▶ _Problem_:
All lines from the beginning of the listing through the line with "import seaborn as sns" are to be copied word for word; the pictures are not.

▶ _Data extract_:
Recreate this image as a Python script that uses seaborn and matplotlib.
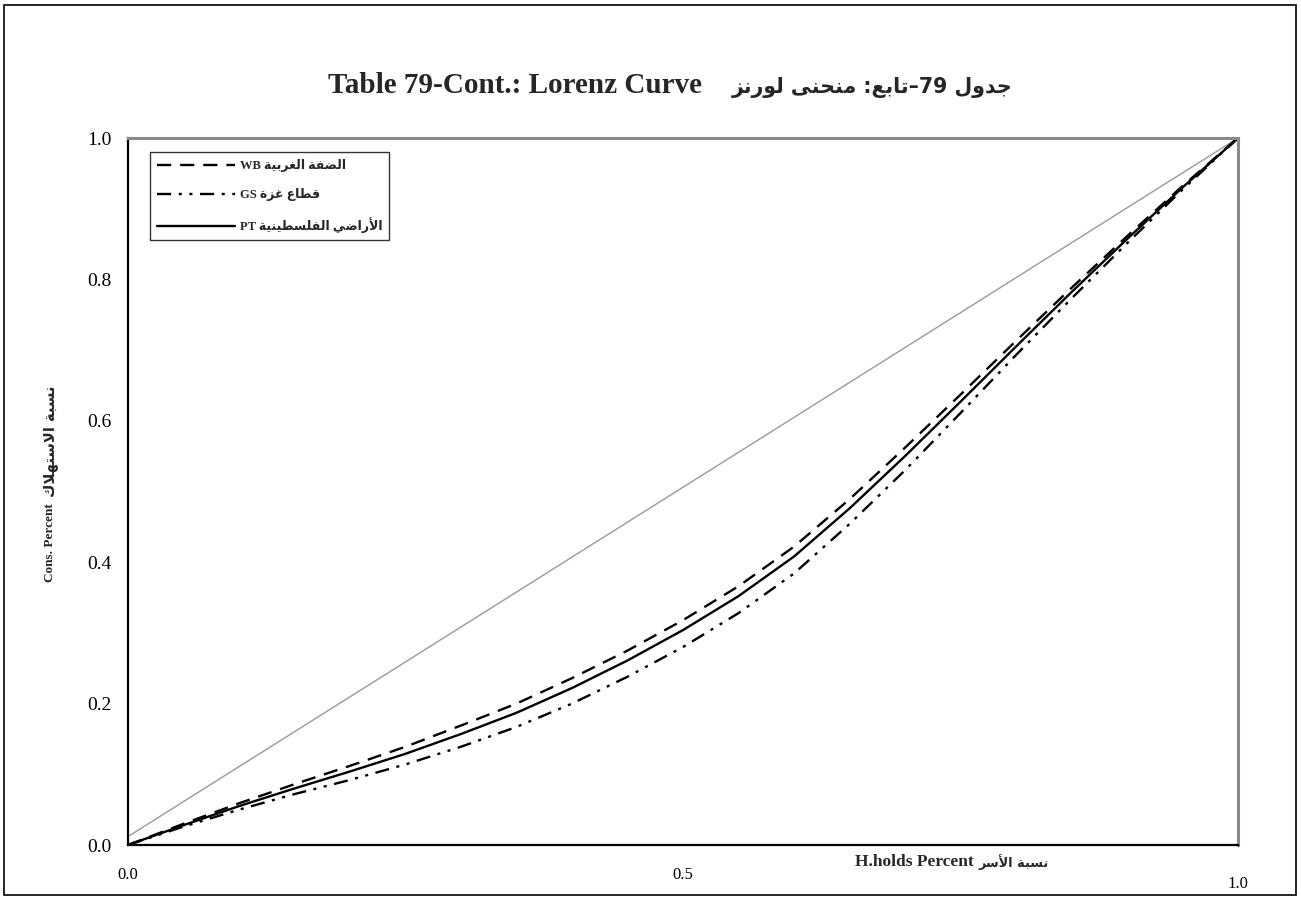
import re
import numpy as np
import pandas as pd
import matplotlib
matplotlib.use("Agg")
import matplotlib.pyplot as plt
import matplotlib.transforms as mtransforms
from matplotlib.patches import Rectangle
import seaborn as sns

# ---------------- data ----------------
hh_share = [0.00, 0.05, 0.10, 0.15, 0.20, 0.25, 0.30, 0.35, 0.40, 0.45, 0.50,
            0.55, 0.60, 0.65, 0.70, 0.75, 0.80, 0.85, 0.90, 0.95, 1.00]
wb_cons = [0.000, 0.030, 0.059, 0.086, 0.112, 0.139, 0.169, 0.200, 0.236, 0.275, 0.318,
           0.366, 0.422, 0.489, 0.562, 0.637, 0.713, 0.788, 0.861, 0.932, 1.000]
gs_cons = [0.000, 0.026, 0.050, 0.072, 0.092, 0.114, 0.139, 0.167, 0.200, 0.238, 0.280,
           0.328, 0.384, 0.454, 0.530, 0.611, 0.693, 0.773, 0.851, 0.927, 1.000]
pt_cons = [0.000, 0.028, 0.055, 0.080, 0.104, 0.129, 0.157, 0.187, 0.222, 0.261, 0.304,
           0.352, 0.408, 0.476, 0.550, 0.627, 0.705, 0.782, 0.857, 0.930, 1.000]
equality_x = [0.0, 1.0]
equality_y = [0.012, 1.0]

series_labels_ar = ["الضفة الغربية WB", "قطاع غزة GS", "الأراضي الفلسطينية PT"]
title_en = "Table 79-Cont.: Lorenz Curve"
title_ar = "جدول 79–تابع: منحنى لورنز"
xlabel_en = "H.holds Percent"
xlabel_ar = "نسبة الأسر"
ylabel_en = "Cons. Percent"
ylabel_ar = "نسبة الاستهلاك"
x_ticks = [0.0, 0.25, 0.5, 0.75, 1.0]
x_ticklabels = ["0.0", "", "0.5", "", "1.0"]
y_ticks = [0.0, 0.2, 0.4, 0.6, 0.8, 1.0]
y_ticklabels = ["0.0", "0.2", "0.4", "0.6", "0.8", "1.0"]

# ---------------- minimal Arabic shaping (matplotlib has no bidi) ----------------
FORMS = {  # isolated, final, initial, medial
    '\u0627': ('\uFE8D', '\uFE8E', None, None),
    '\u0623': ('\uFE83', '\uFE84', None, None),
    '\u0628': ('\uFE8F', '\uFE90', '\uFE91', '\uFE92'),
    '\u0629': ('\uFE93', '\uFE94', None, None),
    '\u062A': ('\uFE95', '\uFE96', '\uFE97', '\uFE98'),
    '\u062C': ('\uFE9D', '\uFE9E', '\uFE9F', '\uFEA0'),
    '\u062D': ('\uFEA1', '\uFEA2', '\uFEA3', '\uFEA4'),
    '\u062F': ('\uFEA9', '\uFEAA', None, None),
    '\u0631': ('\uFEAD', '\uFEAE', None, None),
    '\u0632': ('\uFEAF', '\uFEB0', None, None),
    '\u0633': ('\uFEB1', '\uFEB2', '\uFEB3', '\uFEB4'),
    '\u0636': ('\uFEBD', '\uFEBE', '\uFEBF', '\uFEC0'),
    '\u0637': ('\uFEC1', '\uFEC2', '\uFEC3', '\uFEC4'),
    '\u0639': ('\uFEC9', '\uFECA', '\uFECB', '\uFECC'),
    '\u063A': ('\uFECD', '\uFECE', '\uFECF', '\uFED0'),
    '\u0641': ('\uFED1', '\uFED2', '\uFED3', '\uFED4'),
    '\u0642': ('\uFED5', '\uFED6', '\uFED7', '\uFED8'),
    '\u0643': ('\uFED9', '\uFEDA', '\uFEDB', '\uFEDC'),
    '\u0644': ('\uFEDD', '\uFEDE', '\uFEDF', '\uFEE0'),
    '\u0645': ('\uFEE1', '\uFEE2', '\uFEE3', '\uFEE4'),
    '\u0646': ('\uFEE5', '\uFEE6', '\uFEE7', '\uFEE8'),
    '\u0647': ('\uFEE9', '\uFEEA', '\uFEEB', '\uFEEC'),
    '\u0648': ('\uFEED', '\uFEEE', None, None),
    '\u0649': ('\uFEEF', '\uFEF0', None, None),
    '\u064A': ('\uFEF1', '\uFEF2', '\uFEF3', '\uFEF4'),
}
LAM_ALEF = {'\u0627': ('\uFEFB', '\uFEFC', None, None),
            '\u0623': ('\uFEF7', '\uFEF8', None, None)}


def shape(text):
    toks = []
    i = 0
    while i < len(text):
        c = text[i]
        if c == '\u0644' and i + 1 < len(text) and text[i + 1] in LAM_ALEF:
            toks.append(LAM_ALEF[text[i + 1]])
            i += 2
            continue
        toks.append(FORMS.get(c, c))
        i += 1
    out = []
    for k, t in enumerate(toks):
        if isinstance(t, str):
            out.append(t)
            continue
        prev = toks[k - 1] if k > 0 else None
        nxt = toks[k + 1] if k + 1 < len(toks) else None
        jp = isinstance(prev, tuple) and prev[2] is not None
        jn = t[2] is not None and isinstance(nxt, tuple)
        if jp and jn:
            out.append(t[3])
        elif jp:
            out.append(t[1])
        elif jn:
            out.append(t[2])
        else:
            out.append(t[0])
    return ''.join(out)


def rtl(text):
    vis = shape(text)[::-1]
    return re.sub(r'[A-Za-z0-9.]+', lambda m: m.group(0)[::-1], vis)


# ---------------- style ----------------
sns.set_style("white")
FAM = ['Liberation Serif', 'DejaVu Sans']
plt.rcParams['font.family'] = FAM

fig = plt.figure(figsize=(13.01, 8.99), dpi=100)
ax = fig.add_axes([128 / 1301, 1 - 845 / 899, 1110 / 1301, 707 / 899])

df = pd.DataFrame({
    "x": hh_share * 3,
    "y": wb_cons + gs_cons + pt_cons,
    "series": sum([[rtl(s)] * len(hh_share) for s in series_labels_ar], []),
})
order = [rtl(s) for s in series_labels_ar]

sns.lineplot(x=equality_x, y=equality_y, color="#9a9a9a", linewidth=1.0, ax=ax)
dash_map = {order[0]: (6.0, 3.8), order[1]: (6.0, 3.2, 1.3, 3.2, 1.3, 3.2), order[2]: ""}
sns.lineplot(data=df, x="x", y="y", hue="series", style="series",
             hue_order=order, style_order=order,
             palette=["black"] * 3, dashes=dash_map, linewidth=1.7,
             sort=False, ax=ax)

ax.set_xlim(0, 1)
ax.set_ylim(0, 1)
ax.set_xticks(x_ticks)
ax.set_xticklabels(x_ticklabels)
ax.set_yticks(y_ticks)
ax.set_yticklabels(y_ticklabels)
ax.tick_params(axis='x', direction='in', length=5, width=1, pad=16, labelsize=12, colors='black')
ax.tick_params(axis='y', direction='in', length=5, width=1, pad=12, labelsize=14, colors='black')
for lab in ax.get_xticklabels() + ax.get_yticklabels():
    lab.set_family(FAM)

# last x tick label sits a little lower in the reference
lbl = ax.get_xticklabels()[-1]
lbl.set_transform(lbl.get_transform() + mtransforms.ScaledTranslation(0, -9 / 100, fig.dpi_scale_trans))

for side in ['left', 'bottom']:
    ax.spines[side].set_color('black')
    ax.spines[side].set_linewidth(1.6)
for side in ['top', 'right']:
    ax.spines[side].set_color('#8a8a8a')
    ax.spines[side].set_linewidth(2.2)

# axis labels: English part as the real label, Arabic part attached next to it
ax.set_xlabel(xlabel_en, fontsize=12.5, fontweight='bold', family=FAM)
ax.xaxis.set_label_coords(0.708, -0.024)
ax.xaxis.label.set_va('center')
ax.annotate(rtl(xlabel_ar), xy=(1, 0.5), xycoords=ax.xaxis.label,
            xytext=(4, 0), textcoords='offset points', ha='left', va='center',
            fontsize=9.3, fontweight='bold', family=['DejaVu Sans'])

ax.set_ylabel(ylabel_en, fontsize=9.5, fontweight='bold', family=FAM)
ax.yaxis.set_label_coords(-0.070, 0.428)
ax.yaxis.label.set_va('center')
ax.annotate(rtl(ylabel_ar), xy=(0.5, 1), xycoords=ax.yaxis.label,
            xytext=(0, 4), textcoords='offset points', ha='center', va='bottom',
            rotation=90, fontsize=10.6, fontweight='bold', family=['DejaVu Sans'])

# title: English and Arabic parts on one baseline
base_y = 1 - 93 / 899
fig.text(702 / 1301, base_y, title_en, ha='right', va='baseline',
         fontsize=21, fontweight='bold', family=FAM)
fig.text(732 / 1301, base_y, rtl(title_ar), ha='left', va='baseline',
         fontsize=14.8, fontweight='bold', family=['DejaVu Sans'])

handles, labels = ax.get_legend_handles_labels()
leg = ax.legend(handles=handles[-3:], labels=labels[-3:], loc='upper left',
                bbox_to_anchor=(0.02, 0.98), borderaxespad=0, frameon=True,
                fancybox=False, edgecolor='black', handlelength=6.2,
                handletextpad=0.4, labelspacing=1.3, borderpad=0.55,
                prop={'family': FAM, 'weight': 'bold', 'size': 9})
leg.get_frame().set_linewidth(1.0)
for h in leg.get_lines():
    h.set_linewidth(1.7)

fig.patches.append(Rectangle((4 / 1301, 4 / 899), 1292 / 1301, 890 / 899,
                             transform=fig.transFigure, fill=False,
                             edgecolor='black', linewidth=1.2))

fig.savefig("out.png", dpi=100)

▶ _Full output_:
Recreate this image as a Python script that uses seaborn and matplotlib.
import re
import numpy as np
import pandas as pd
import matplotlib
matplotlib.use("Agg")
import matplotlib.pyplot as plt
import matplotlib.transforms as mtransforms
from matplotlib.patches import Rectangle
import seaborn as sns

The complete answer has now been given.